Characterizing basin-scale subsurface hydraulic heterogeneity with multiscale geological and hydrological measurements

Abstract

Mapping aquifer heterogeneity is a pressing need for managing regional groundwater resources. Many studies have shown that combining hydraulic tomographic surveys with point-scale geological information is viable for detailing meter-scale to kilometer-scale hydraulic heterogeneity of aquifers. However, due to the complexity of aquifer systems, few field investigations have been conducted on basin-scale systems. In this study, we collected datasets of stream stages, groundwater levels, and borehole logs from 35 wells in a river plain during the wet season, when flood events altered the groundwater flow fields. We then analyzed these datasets using correlation analysis and a geostatistical inverse model.
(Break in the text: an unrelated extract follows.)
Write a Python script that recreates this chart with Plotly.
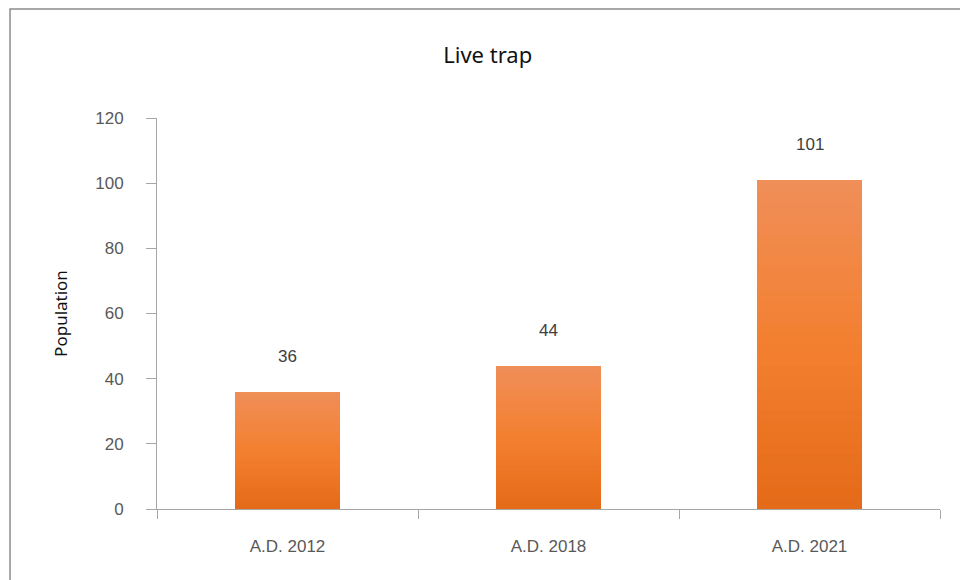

The hydraulic transmissivity and storage coefficient distributions were inverted based on different numbers of geological zones. By validating the estimated parameter fields with independent datasets, we demonstrated that appropriate selection of the number of geological zones, using point-scale geological information and clustering, improved the estimated fields. Further increasing the number of zones beyond an appropriate number deteriorated the estimates at the basin-scale site. The proposed method offers a cost-effective approach for basin-scale characterization. The better knowledge of subsurface hydraulic heterogeneity can support water resource management decisions.